# Tricky differentiation

1. May 26, 2008

### raintrek

1. The problem statement, all variables and given/known data

Find $$\frac{dU_{ave}}{d\beta}$$

where

$$U_{ave}=\sum_{k}\left(\frac{U_{k}exp(-U_{k}\beta)}{exp(-U_{k}\beta)}\right)$$

2. Relevant equations

3. The attempt at a solution

My answer is supposed to be $$-(U_{ave}^{2})+(U_{ave})^{2}$$

However I keep getting zero. I can only assume that the summation sign has something to do with the final form of the answer, but I have no idea how to deal with it. Can anyone offer a suggestion?
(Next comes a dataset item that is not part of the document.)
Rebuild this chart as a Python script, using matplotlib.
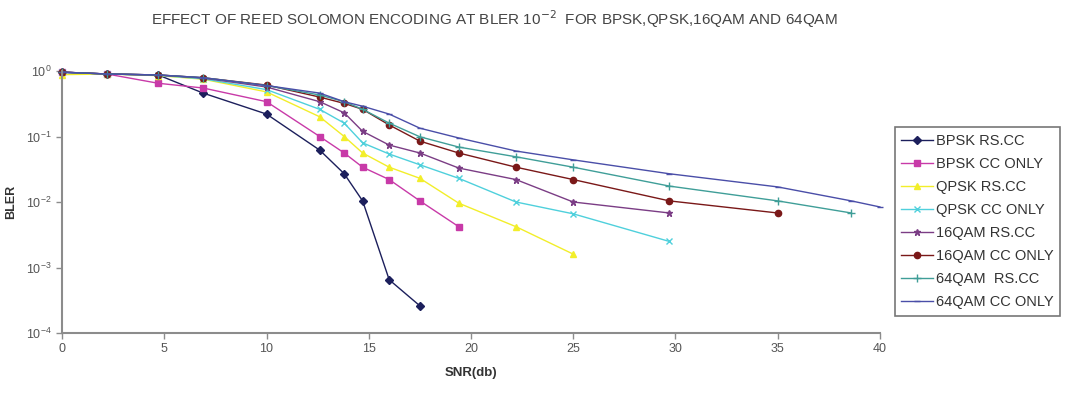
import matplotlib
matplotlib.use("Agg")
import matplotlib.pyplot as plt
import matplotlib.ticker as ticker

plt.rcParams["font.family"] = ["Liberation Sans", "DejaVu Sans"]

snr = [0, 2.2, 4.7, 6.9, 10, 12.6, 13.8, 14.7, 16, 17.5, 19.4, 22.2, 25, 29.7, 35, 38.6, 40]

bpsk_rs = [0.96, 0.90, 0.87, 0.46, 0.22, 0.062, 0.027, 0.0104, 0.00065, 0.00026]
bpsk_cc = [0.96, 0.90, 0.65, 0.55, 0.34, 0.10, 0.056, 0.034, 0.022, 0.0104, 0.0042]
qpsk_rs = [0.88, 0.90, 0.85, 0.75, 0.48, 0.20, 0.10, 0.056, 0.034, 0.023, 0.0096, 0.0042, 0.0016]
qpsk_cc = [0.95, 0.90, 0.86, 0.76, 0.52, 0.26, 0.16, 0.08, 0.054, 0.037, 0.023, 0.010, 0.0066, 0.0025]
qam16_rs = [0.96, 0.90, 0.87, 0.78, 0.57, 0.34, 0.23, 0.12, 0.074, 0.056, 0.033, 0.022, 0.010, 0.0068]
qam16_cc = [0.96, 0.90, 0.87, 0.79, 0.61, 0.40, 0.32, 0.26, 0.15, 0.085, 0.056, 0.034, 0.022, 0.0104, 0.0068]
qam64_rs = [0.96, 0.90, 0.87, 0.79, 0.60, 0.43, 0.34, 0.26, 0.16, 0.099, 0.069, 0.049, 0.034, 0.0175, 0.0104, 0.0068]
qam64_cc = [0.96, 0.90, 0.87, 0.79, 0.60, 0.46, 0.34, 0.29, 0.22, 0.134, 0.095, 0.060, 0.044, 0.027, 0.017, 0.0104, 0.0084]

series = [
    ("BPSK RS.CC", bpsk_rs, "#1c1f5c", "D", 3.6),
    ("BPSK CC ONLY", bpsk_cc, "#c83aa8", "s", 4.5),
    ("QPSK RS.CC", qpsk_rs, "#f2ee2a", "^", 4.5),
    ("QPSK CC ONLY", qpsk_cc, "#4fd0dc", "x", 4.5),
    ("16QAM RS.CC", qam16_rs, "#7b3d85", "*", 5),
    ("16QAM CC ONLY", qam16_cc, "#7a1818", "o", 4.5),
    ("64QAM  RS.CC", qam64_rs, "#3f9e98", "+", 5.5),
    ("64QAM CC ONLY", qam64_cc, "#4a4ea8", "_", 4.5),
]

fig = plt.figure(figsize=(10.81, 3.98), dpi=100)
ax = fig.add_axes([0.0574, 0.1633, 0.7566, 0.6583])

for name, vals, col, mk, ms in series:
    ax.plot(snr[:len(vals)], vals, color=col, marker=mk, markersize=ms,
            linewidth=1.0, label=name, clip_on=False)

ax.set_yscale("log")
ax.set_ylim(1e-4, 1)
ax.set_xlim(0, 40)
ax.xaxis.set_major_locator(ticker.MultipleLocator(5))
ax.yaxis.set_minor_locator(ticker.NullLocator())

for s in ["top", "right"]:
    ax.spines[s].set_visible(False)
for s in ["left", "bottom"]:
    ax.spines[s].set_color("#8c8c8c")
    ax.spines[s].set_linewidth(1.5)
ax.tick_params(colors="#8c8c8c", labelcolor="#555555", labelsize=9, length=4, width=1)

ax.set_xlabel("SNR(db)", fontsize=9.5, fontweight="bold", color="#333333", labelpad=8)
ax.set_ylabel("BLER", fontsize=9, fontweight="bold", color="#333333", labelpad=6)

fig.text(0.457, 0.952, r"EFFECT OF REED SOLOMON ENCODING AT BLER 10$^{-2}$  FOR BPSK,QPSK,16QAM AND 64QAM",
         ha="center", va="center", fontsize=11, color="#444444")

leg = ax.legend(loc="upper left", bbox_to_anchor=(1.018, 0.785), fontsize=10.5,
                frameon=True, fancybox=False, edgecolor="#555555",
                labelspacing=0.62, handlelength=2.2, handletextpad=0.2,
                borderpad=0.45, borderaxespad=0)
leg.get_frame().set_linewidth(1.2)
for t in leg.get_texts():
    t.set_color("#333333")

fig.savefig("out.png", dpi=100)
Thanks

2. May 26, 2008

### Mute

I suspect you've written the problem incorrectly here. As you've written it,

$$U_{ave}=\sum_{k}\left(\frac{U_{k}exp(-U_{k}\beta)}{exp(-U_{k}\beta)}\right) = \sum_k U_k$$

What it should be is

$$U_{ave} = \frac{\sum_k U_k e^{-U_k \beta}}{\sum_k e^{-U_k \beta}}$$

This is a standard integral in statistical mechanics, and there's a neat trick that always goes along with solving it. Supposing U_k is indepent of beta, write the denominator as

$$-\sum_k \frac{\partial}{\partial \beta} e^{-U_k \beta}$$

Pull the derivative outside the sum, and you note that what you have looks like (1/y) dy/dx = d(ln y)/dx. Then, take the second derivative of that result:

$$-\frac{\partial}{\partial \beta} \frac{\partial \ln Z}{\partial \beta} = \mbox{answer}$$

where $Z = \sum_k \exp(-U_k \beta)$.

Last edited: May 26, 2008
3. May 26, 2008

### raintrek

Hmm, I've transcribed the problem straight from the question sheet. I too had that thought.

I'm not sure I follow you with your methodology though. If I try to solve the equation using the standard quotient rule, it gives me zero - is there a reason for that?